Scion AV Streaming Radio (formerly Scion Radio 17) was a collection of 17 internet radio channels that streamed from the company's website, iTunes, Live365, and various mobile apps. Each channel was updated monthly and featured three hours of music on a loop that streamed 24 hours a day. Notable DJs and musicians, such as 45 King, Roy Davis Jr., and Rob Swift, hosted each channel and curated the musical content.

Beginning in 2009, Scion AV produced an annual heavy metal music festival called Scion Rock Fest that took place in different U.S. cities each year. Festival locations included Atlanta, Columbus, Pomona, and Tampa.

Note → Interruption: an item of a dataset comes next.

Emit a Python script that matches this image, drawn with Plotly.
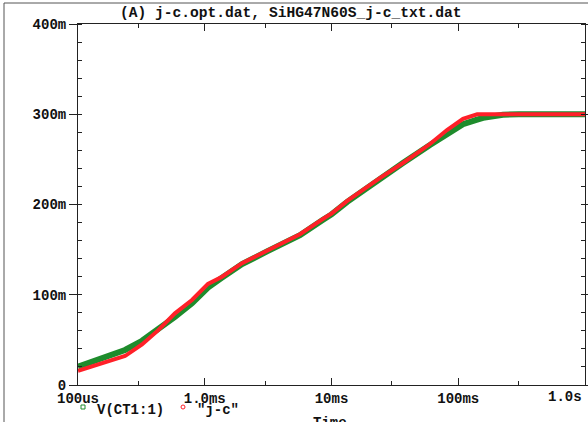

Scion AV also formerly produced a garage rock festival called Scion Garage Fest that occurred in 2009 in Portland, OR and 2010 in Lawrence, KS.

Scion AV also produced an annual conference in Los Angeles called the Scion Music(less) Music Conference with panels that discussed issues facing the music industry.

==Film==
Scion AV produced several films and web series. Notable film projects include a garage rock documentary produced in 2010 in collaboration with Vice titled New Garage Explosion: In Love With These Times and an eight-part web series released in December 2012 titled Young Americans directed by Lance Bangs. Past projects also include the Scion Route project, which gathered 10 independent filmmakers to produce short films screened in Los Angeles in November 2007, and the Scion Easy 10 project—another curation of 10 short films screened in New York and Los Angeles in January and February 2009.